After she went back to S.F., I went to the Grove to check out the chair live. It was deliciously soft. It was pretty. It was perfect. I ponied up the cash and they gave me the delivery date. I went home and looked at that empty space and felt the full flush of buyer's remorse. What if they bring the chair and it doesn't fit? I'm notorious for messing up when it comes to spacial relationships. Why didn't I think this through? Why didn't I think, period? The next few days were spent in an odd place. I recognized it as the spot I have visited in the first few days after getting married. It's kind of like panic, but wrapped in cashmere.
Finally, the morning arrived. The two burly delivery men marched my chair right into my house as if it weighed an ounce. They cut the protective plastic wrapping. They positioned it where I pointed. I gave them both a nice tip and they wished me a pleasant day. And then it was just me, and the house, and the new resident.
Contrary to my fears of spacial failure, it fit perfectly in its new space. But the cushions were in a kind of permanent state of attention: way too stiff and not settling into the contours of the chair. I tried sitting on it. Comfortable, but not in the way I remembered the chair in the store. I pushed my weight around in it. Got up, looked at it. Left the room to go get a cup of coffee from the kitchen. Walked back in as if with new eyes.
And there it was. Biggie, all white and gray fur and blue and gold eyes, was curled up on the seat cushion. Chair as feline fashion accessory. He looked up at me as if to say, "I approve," and then put his head down again, closing his eyes and effectively ending the conversation.

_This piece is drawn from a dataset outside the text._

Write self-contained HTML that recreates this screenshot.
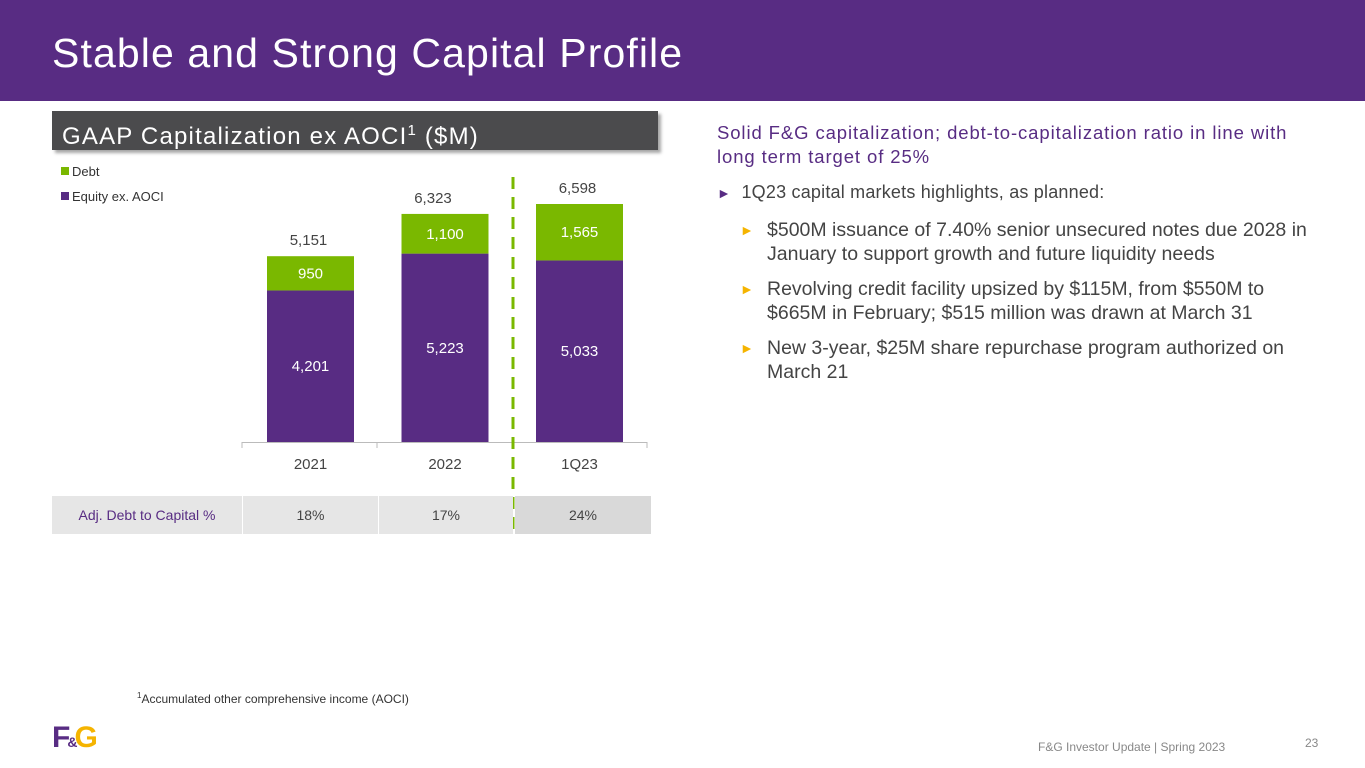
<!DOCTYPE html>
<html><head><meta charset="utf-8"><style>
*{margin:0;padding:0;box-sizing:border-box}
body{width:1365px;height:768px;position:relative;background:#fff;font-family:"Liberation Sans",sans-serif;overflow:hidden}
.abs{position:absolute}
</style></head><body>
<div class="abs" style="left:0;top:0;width:1365px;height:101px;background:#582c83"></div>
<div class="abs" style="left:52px;top:30px;font-size:41px;color:#fff;letter-spacing:1.1px">Stable and Strong Capital Profile</div>
<div class="abs" style="left:52px;top:111px;width:606px;height:39px;background:#4b4b4d;box-shadow:3px 3px 3px rgba(0,0,0,0.35);color:#fff;font-size:24px;line-height:40px;padding-left:10px;letter-spacing:1.2px">GAAP Capitalization ex AOCI<sup style="font-size:15px">1</sup> ($M)</div>
<svg class="abs" style="left:0;top:0" width="1365" height="768" id="chart"></svg>
<div class="abs" style="left:52px;top:496px;height:38px;font-size:14px;line-height:38px;text-align:center;color:#444">
<div class="abs" style="left:0;width:190px;background:#e6e6e6;color:#582c83">Adj. Debt to Capital %</div>
<div class="abs" style="left:191px;width:135px;background:#e6e6e6">18%</div>
<div class="abs" style="left:327px;width:134px;background:#e6e6e6">17%</div>
<div class="abs" style="left:463px;width:136px;background:#d9d9d9">24%</div>
</div>
<div class="abs" style="left:717px;top:121px;width:610px;font-size:18.5px;line-height:24px;color:#582c83;letter-spacing:0.9px">Solid F&amp;G capitalization; debt-to-capitalization ratio in line with long term target of 25%</div>
<div class="abs" style="left:717px;top:180px;width:610px;font-size:18px;line-height:24px;color:#444;letter-spacing:0.2px"><span style="color:#582c83;font-size:14px">►</span>&nbsp; 1Q23 capital markets highlights, as planned:</div>
<div class="abs" style="left:740px;top:218px;width:585px;font-size:19.5px;line-height:24px;color:#444">
<div style="position:relative;padding-left:27px;margin-bottom:11px"><span style="position:absolute;left:0;color:#f5b400;font-size:14px">►</span>$500M issuance of 7.40% senior unsecured notes due 2028 in January to support growth and future liquidity needs</div>
<div style="position:relative;padding-left:27px;margin-bottom:11px"><span style="position:absolute;left:0;color:#f5b400;font-size:14px">►</span>Revolving credit facility upsized by $115M, from $550M to $665M in February; $515 million was drawn at March 31</div>
<div style="position:relative;padding-left:27px"><span style="position:absolute;left:0;color:#f5b400;font-size:14px">►</span>New 3-year, $25M share repurchase program authorized on March 21</div>
</div>
<div class="abs" style="left:137px;top:691px;font-size:12px;color:#333"><sup style="font-size:8px">1</sup>Accumulated other comprehensive income (AOCI)</div>
<div class="abs" style="left:52px;top:722px;font-size:30px;font-weight:bold;letter-spacing:-3px;line-height:32px"><span style="color:#582c83">F</span><span style="color:#582c83;font-size:14px">&amp;</span><span style="color:#f5b400">G</span></div>
<div class="abs" style="left:1038px;top:740px;font-size:12px;color:#888">F&amp;G Investor Update | Spring 2023</div>
<div class="abs" style="left:1305px;top:736px;font-size:12px;color:#888">23</div>
<script>
const categories=["2021","2022","1Q23"];
const equity=[4201,5223,5033];
const debt=[950,1100,1565];
const totals=[5151,6323,6598];
const svg=document.getElementById('chart');
const NS='http://www.w3.org/2000/svg';
const base=442, scale=238/6598;
const y=v=>base-v*scale;
const barX=i=>267+i*134.5, bw=87;
function mk(t,a,txt){const e=document.createElementNS(NS,t);for(const k in a)e.setAttribute(k,a[k]);if(txt!=null)e.textContent=txt;svg.appendChild(e);return e;}
let e=mk('rect',{x:61,y:167,width:8,height:8,fill:'#7ab800'});

e=mk('text',{x:72,y:176,'font-size':13,fill:'#333','font-family':'Liberation Sans'},'Debt');

e=mk('rect',{x:61,y:192,width:8,height:8,fill:'#582c83'});

e=mk('text',{x:72,y:201,'font-size':13,fill:'#333','font-family':'Liberation Sans'},'Equity ex. AOCI');

e=mk('line',{x1:242,y1:base+0.5,x2:647,y2:base+0.5,stroke:'#bbb'});

for(let i=0;i<=3;i++){e=mk('line',{x1:242+i*135,y1:base,x2:242+i*135,y2:base+6,stroke:'#bbb'});
}
categories.forEach((c,i)=>{
 const x=barX(i),cx=x+bw/2;
 let r=mk('rect',{x:x,y:y(equity[i]),width:bw,height:equity[i]*scale,fill:'#582c83'});
 
 r=mk('rect',{x:x,y:y(equity[i]+debt[i]),width:bw,height:debt[i]*scale,fill:'#7ab800'});
 
 let t=mk('text',{x:cx,y:(y(equity[i])+base)/2+5,'text-anchor':'middle','font-size':15,fill:'#fff','font-family':'Liberation Sans'},equity[i].toLocaleString('en-US'));
 
 t=mk('text',{x:cx,y:(y(equity[i])+y(equity[i]+debt[i]))/2+5,'text-anchor':'middle','font-size':15,fill:'#fff','font-family':'Liberation Sans'},debt[i].toLocaleString('en-US'));
 
 t=mk('text',{x:cx-(i===1?12:2),y:y(totals[i])-11,'text-anchor':'middle','font-size':15,fill:'#444','font-family':'Liberation Sans'},totals[i].toLocaleString('en-US'));
 
 t=mk('text',{x:cx,y:469,'text-anchor':'middle','font-size':15,fill:'#444','font-family':'Liberation Sans'},c);
 
});
e=mk('line',{x1:513,y1:177,x2:513,y2:530,stroke:'#7ab800','stroke-width':3,'stroke-dasharray':'12,8'});

</script>
</body></html>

Hours later, just before bed, I headed out to the living room to explore the night from a new perspective. And there, on the arm and on the seat, were two brown smudges. Poop stains, courtesy the Big Man. I got the toothbrush and some liquid soap and started scrubbing, but soon realized I was making matters worse; the liquid soap was green and now the poop was gone, but there was a green stain to contend with. I got a bowl of water and started saturating the stains with it. The chair was soon soaking wet, so then I was dabbing with a dry towel and then came the blow drier. All this, and I had had the chair less than twelve hours. I stopped my frantic activity.

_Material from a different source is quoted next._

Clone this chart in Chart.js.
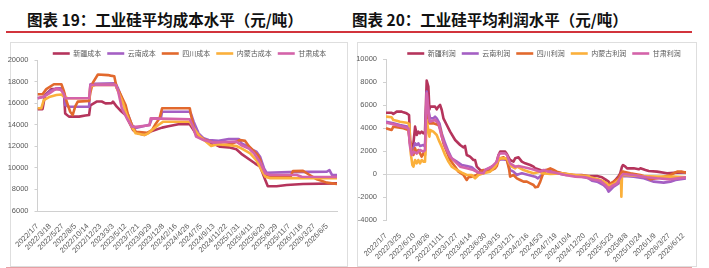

It's a white chair. I have a highly imperfect life. I'll do what I can to stitch those two realities together. But my new chair is not a panacea for my new loneliness. It doesn't make my heart bloom with gladness or create hilarious memories, unless you count poop scrubbing as an activity that can be featured on America's Funniest Home Videos. I doubt in my final hours I'll be thinking about how this chair made my life more complete.

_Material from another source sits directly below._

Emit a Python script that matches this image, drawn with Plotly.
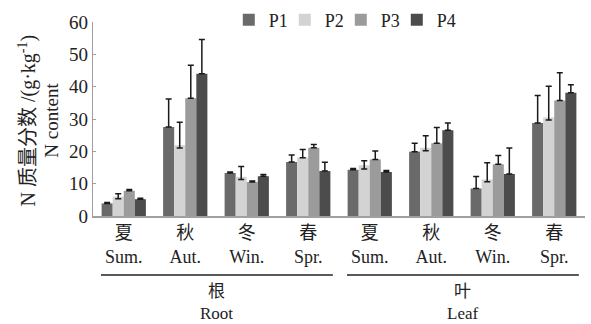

I came to realize, one more time, that as much of a material girl as I am, things aren't the thing. They are pleasurable for a heartbeat, and then the heart moves on to something more substantial. My house is a repository for memories, and there is such a thing as power of place. There have been studies that show people's brains become active in very specific ways when stimulated by certain smells or sights that awaken the memory. That empty space by the piano? That's a powerful memory for me. And more proof that while nature abhors a vacuum, when humans abhor them, sometimes they get more than what they bargained for. Especially when their solution is a white chair.